Это утверждение принято за основу самостоятельным и очень интересным направлением в радиожурналистике и радиоискусстве, получившим название «арт-акустика». Это сюжетные передачи с использованием всевозможных шумов, с которыми мы сталкиваемся в реальной жизни или которые ассоциативно восстанавливают определенные исторические обстоятельства. На протяжении такой передачи нет ни одного комментирующего или объясняющего слова – человеческая речь приравнивается к шуму, имеющему историческое значение (например, выступление Сталина или Гитлера), когда слова разобрать невозможно и только интонация и ритм речи помогают узнать оратора, известного поэта, читающего свои стихи, и т.п., иначе говоря, звуки используются как символы. Соединение всех этих звуков представляет нам законченную бытовую историю или социально-политическое событие. Причем эти истории могут быть самого разного характера: от ссоры двух друзей на дне рождения – ссоры, которая кончается чуть ли не гибелью планеты, или истории любви двух людей, которые (каждый в своем автомобиле) на огромной скорости мчатся по автобану из одного европейского города в другой (причем продолжительность этого своеобразного репортажа соответствует как раз тому времени, которое в реальной жизни необходимо, чтобы на скорости в сто с лишним километров в час добраться из одного реально поименованного пункта в другой), до хроники Второй мировой войны, истории французского Сопротивления и т.п. Словом, тематических ограничений для этого направления радиожурналистики не существует.
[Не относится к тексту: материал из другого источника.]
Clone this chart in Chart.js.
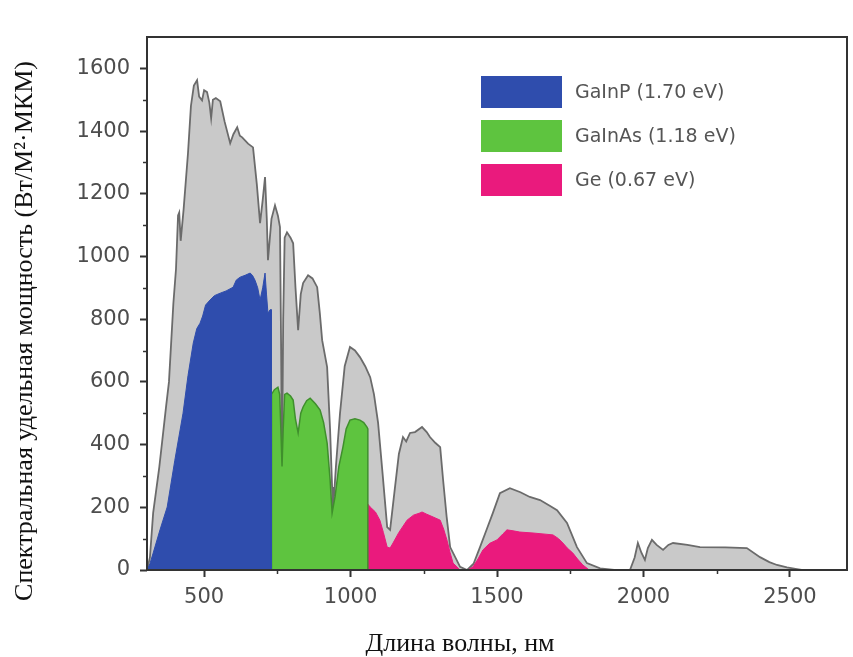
<!DOCTYPE html>
<html>
<head>
<meta charset="utf-8">
<script src="https://cdn.jsdelivr.net/npm/chart.js@4"></script>
<style>
  body { margin: 0; background: #fff; }
  canvas { display: block; }
</style>
</head>
<body>
<canvas id="spectrum-chart" width="853" height="657"></canvas>
<script>
// full solar spectrum (grey area), nm / W per m2 per um
let spectrumNm = [305,315,326,347,370,380,395,404,411,415,420,430,445,455,465,476,483,493,500,510,518,524,530,540,555,570,589,600,613,622,630,650,667,680,691,700,708,714,718,730,742,752,759,763,766,770,775,783,795,804,812,821,830,838,855,870,886,895,903,920,930,937,940,950,964,980,998,1015,1032,1050,1067,1080,1094,1110,1125,1135,1150,1165,1179,1190,1203,1220,1244,1260,1271,1290,1306,1316,1328,1340,1374,1398,1420,1442,1465,1486,1510,1544,1580,1612,1647,1680,1705,1739,1773,1807,1852,1900,1954,1970,1981,1993,2005,2015,2029,2045,2067,2085,2101,2150,2193,2280,2353,2398,2430,2456,2490,2524,2540];
let spectrumVal = [0,40,182,328,520,600,850,960,1131,1140,1050,1150,1330,1480,1545,1562,1510,1498,1530,1524,1490,1441,1500,1505,1495,1430,1361,1390,1412,1385,1380,1360,1348,1230,1106,1180,1253,1120,988,1120,1163,1130,1094,700,330,800,1060,1077,1060,1042,900,765,880,915,940,930,902,820,733,647,450,265,182,330,500,650,711,700,679,650,615,560,469,300,137,128,250,370,424,410,437,440,456,440,424,405,392,287,170,73,10,0,20,73,130,182,245,261,248,233,223,205,191,150,73,22,5,0,0,40,86,55,32,70,96,80,64,80,86,80,73,72,70,41,25,16,8,3,0];

// GaInP (1.70 eV)
let gainpNm = [305,315,326,350,374,400,428,445,463,475,486,495,505,520,535,555,575,599,610,623,640,657,665,674,683,691,700,708,713,718,725,730,730];
let gainpVal = [0,20,54,130,201,350,500,620,724,770,787,810,845,861,875,883,890,902,925,934,940,947,940,924,900,861,900,947,880,819,830,830,0];

// GaInAs (1.18 eV)
let gainasNm = [730,730,740,752,758,762,766,770,775,783,795,804,812,821,830,838,850,862,880,896,908,920,930,937,947,960,974,985,998,1015,1032,1045,1056,1059,1059];
let gainasVal = [0,560,575,583,560,450,330,450,560,564,555,542,480,437,500,520,540,548,530,510,470,405,290,182,233,330,392,450,478,482,478,470,456,450,0];

// Ge (0.67 eV)
let geNm = [1059,1059,1067,1085,1100,1112,1125,1135,1145,1165,1193,1215,1237,1244,1260,1282,1306,1318,1329,1340,1350,1374,1400,1418,1435,1452,1475,1500,1520,1534,1555,1578,1623,1691,1710,1725,1740,1759,1775,1793,1815];
let geVal = [0,210,201,185,159,120,73,70,86,120,159,175,182,185,178,169,159,130,96,55,22,0,0,10,35,64,85,96,115,128,125,121,118,112,100,86,70,54,35,16,0];

let legendLabels = ["GaInP (1.70 eV)", "GaInAs (1.18 eV)", "Ge (0.67 eV)"];
let xTitle = 'Длина волны, нм';
let yTitle = 'Спектральная удельная мощность (Вт/М²·МКМ)';

let xTickValues = [500, 1000, 1500, 2000, 2500];
let xMinorValues = [750, 1250, 1750, 2250];
let yTickValues = [0, 200, 400, 600, 800, 1000, 1200, 1400, 1600];
let yMinorValues = [100, 300, 500, 700, 900, 1100, 1300, 1500];

function pts(xs, ys) {
    return xs.map(function (x, i) { return {x: x, y: ys[i]}; });
}

// box round the plot + minor ticks + axis titles
const framePlugin = {
    id: 'frame',
    afterDraw(chart) {
        const c = chart.ctx;
        const a = chart.chartArea;
        const xs = chart.scales.x;
        const ys = chart.scales.y;
        c.save();
        c.strokeStyle = '#333';
        c.lineWidth = 2;
        c.strokeRect(a.left, a.top, a.right - a.left, a.bottom - a.top);
        c.lineWidth = 1.5;
        for (let v of yMinorValues) {
            let py = Math.round(ys.getPixelForValue(v)) + 0.5;
            c.beginPath(); c.moveTo(a.left, py); c.lineTo(a.left - 4, py); c.stroke();
        }
        for (let v of xMinorValues) {
            let px = Math.round(xs.getPixelForValue(v)) + 0.5;
            c.beginPath(); c.moveTo(px, a.bottom); c.lineTo(px, a.bottom + 4); c.stroke();
        }

        // titles sit a bit off centre in the original
        c.fillStyle = '#111';
        c.textAlign = 'center';
        c.textBaseline = 'middle';
        c.font = '26px "Liberation Serif"';
        c.fillText(xTitle, 460, 644);
        c.translate(25, 331);
        c.rotate(-Math.PI / 2);
        c.fillText(yTitle, 0, 0);
        c.restore();
    }
};

// legend box in the upper right of the plot
const boxLegend = {
    id: 'boxLegend',
    afterDraw(chart) {
        const c = chart.ctx;
        c.save();
        c.font = '19px "DejaVu Sans"';
        c.textBaseline = 'middle';
        let sets = chart.data.datasets.filter(function (d) { return d.inLegend; });
        sets.forEach(function (d, i) {
            let top = 76 + i * 44;
            c.fillStyle = d.backgroundColor;
            c.fillRect(481, top, 81, 32);
            c.fillStyle = '#555';
            c.fillText(d.label, 575, top + 17);
        });
        c.restore();
    }
};

const ctx = document.getElementById('spectrum-chart');
const myChart = new Chart(ctx, {
    type: 'line',
    data: {
        datasets: [
            {
                label: legendLabels[0],
                data: pts(gainpNm, gainpVal),
                backgroundColor: '#2f4dad',
                borderColor: '#2f4dad',
                borderWidth: 1,
                fill: 'origin',
                order: 1,
                inLegend: true
            },
            {
                label: legendLabels[1],
                data: pts(gainasNm, gainasVal),
                backgroundColor: '#5ec43f',
                borderColor: '#3f8f2c',
                borderWidth: 1.5,
                fill: 'origin',
                order: 1,
                inLegend: true
            },
            {
                label: legendLabels[2],
                data: pts(geNm, geVal),
                backgroundColor: '#ea1a7d',
                borderColor: '#ea1a7d',
                borderWidth: 1,
                fill: 'origin',
                order: 1,
                inLegend: true
            },
            {
                label: 'AM1.5',
                data: pts(spectrumNm, spectrumVal),
                backgroundColor: '#c9c9c9',
                borderColor: '#6b6b6b',
                borderWidth: 1.8,
                fill: 'origin',
                order: 2,
                inLegend: false
            }
        ]
    },
    options: {
        responsive: false,
        animation: false,
        devicePixelRatio: 1,
        layout: { padding: { top: 37, right: 6, left: 0, bottom: 0 } },
        elements: {
            point: { radius: 0 },
            line: { tension: 0 }
        },
        plugins: {
            legend: { display: false },
            tooltip: { enabled: false }
        },
        scales: {
            x: {
                type: 'linear',
                min: 305,
                max: 2695,
                afterBuildTicks: function (s) { s.ticks = xTickValues.map(function (v) { return {value: v}; }); },
                afterFit: function (s) { s.height = 87; },
                grid: { display: true, drawOnChartArea: false, tickLength: 7, tickWidth: 2, tickColor: '#333' },
                border: { display: false },
                ticks: {
                    padding: 8,
                    color: '#4d4d4d',
                    font: { family: 'DejaVu Sans', size: 21 },
                    maxRotation: 0,
                    callback: function (v) { return String(v); }
                }
            },
            y: {
                min: 0,
                max: 1700,
                afterBuildTicks: function (s) { s.ticks = yTickValues.map(function (v) { return {value: v}; }); },
                afterFit: function (s) { s.width = 147; },
                grid: { display: true, drawOnChartArea: false, tickLength: 7, tickWidth: 2, tickColor: '#333' },
                border: { display: false },
                ticks: {
                    padding: 10,
                    color: '#4d4d4d',
                    font: { family: 'DejaVu Sans', size: 21 },
                    callback: function (v) { return String(v); }
                }
            }
        }
    },
    plugins: [framePlugin, boxLegend]
});
</script>
</body>
</html>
Из всего сказанного следует, что музыка и шумы в структуре радиопередачи могут выступать как самостоятельные элементы композиции, равноценные друг другу и слову. Они способны уточнять, дополнять и развивать как идейную, так и эстетическую информации, высказанные словом, нести необходимые логическую и эмоциональную нагрузки, необходимые для движения сюжета. Поэтому представляется принципиально неверным утвердившийся в 50–70-е годы термин «музыкальное (шумовое) оформление передачи»: правильнее говорить о целостном музыкально-шумовом решении радиосообщения. Определение места и функционального назначения каждого музыкального (шумового) фрагмента – задача чрезвычайно ответственная в процессе организации исходного фактического и литературного материала, составляющего содержание передачи.

В структуре передачи музыка и шумы, если они заменяют человеческую речь, наиболее распространены при выполнении следующих функций.

1. Обозначение места и времени действия. Например, в спортивном обозрении звуки гонга, топот копыт, нарастающий и стихающий шум толпы обозначают, что репортаж ведется с ипподрома, и корреспонденту не обязательно тратить время и слова на описание места действия. Или другой пример: гудок теплохода и плеск воды обозначают пристань. Указанием на местонахождение репортера, ведущего рассказ о заповедной зоне сибирского озера, может стать мелодия песни, скажем «Славное море, священный Байкал...», и т.п.

2. Обозначение перемещения действия во времени и пространстве. Современный репортаж, как правило, проходит завершающую стадию подготовки к эфиру в монтажной, и репортер часто совмещает в его композиции фрагменты, записанные в различных местах и в разное время; музыка помогает наиболее четко и понятно для слушателя осуществить это объединение. Знаменитый эстонский радиожурналист И. Триккель пишет об этом так: «Чаще всего в репортажных передачах музыка используется для переходов, которыми связываются отдельные части, тематические куски репортажа, подчеркивается переход из одного времени в другое. Музыка заменяет ведущего в переходах... в этом отношении музыка незаменима». В качестве примера можно привести репортажи самого И. Триккеля, рассказывающего о соревновании двух рыболовецких коллективов. Музыкальным лейтмотивом, обозначающим перенос места действия с берега в океан, стала музыка Вагнера из «Летучего голландца».